--- start Listed entries ---
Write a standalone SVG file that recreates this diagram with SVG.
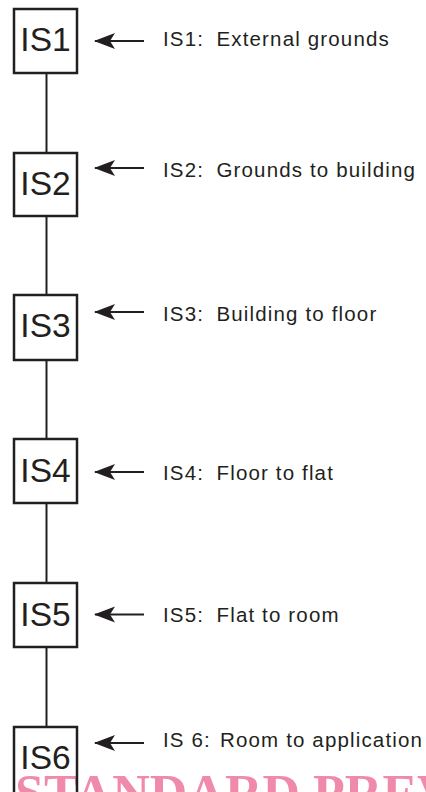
--- end Listed entries ---
--- start Listed entries ---
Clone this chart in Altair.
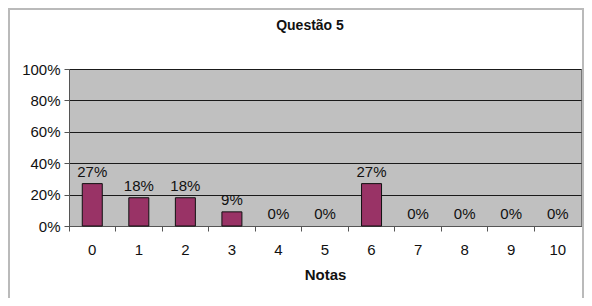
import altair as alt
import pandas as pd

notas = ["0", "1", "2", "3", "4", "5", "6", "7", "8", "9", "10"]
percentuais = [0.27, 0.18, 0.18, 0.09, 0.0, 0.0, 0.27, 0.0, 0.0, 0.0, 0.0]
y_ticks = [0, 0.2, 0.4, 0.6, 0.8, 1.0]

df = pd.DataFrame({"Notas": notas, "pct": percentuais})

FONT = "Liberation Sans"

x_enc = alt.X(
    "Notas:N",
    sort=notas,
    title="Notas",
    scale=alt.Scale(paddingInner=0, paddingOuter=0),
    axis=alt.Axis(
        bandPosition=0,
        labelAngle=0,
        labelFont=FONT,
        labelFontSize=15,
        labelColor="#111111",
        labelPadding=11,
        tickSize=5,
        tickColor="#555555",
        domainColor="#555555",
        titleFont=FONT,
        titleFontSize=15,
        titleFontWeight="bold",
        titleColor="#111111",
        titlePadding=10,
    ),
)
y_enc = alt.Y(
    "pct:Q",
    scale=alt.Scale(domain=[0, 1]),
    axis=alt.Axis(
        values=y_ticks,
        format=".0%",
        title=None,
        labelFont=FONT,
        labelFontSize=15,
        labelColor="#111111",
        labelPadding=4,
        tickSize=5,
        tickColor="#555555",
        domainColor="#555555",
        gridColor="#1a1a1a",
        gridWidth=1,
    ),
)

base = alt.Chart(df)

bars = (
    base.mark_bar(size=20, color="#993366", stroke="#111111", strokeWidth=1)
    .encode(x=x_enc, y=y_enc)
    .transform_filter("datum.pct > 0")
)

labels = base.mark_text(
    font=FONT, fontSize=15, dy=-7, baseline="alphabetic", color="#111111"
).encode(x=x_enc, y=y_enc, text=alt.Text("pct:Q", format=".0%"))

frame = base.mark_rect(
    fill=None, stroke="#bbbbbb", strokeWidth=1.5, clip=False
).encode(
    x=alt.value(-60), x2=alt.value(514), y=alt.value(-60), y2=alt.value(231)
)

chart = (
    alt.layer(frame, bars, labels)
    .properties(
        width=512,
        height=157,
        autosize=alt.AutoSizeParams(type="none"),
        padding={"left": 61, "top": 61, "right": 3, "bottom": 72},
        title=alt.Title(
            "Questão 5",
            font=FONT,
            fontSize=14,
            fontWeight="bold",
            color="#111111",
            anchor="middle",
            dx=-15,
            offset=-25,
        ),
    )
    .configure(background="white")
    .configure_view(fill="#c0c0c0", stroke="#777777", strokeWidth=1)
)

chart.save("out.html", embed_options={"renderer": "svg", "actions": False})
--- end Listed entries ---
Nothing but the lines from the one with "Clone this chart in Altair." through the one with "y_ticks = [0, 0.2, 0.4, 0.6, 0.8, 1.0]" is to be copied, exactly and ends included. Leave pictures out.

**Task result:**
Clone this chart in Altair.
import altair as alt
import pandas as pd

notas = ["0", "1", "2", "3", "4", "5", "6", "7", "8", "9", "10"]
percentuais = [0.27, 0.18, 0.18, 0.09, 0.0, 0.0, 0.27, 0.0, 0.0, 0.0, 0.0]
y_ticks = [0, 0.2, 0.4, 0.6, 0.8, 1.0]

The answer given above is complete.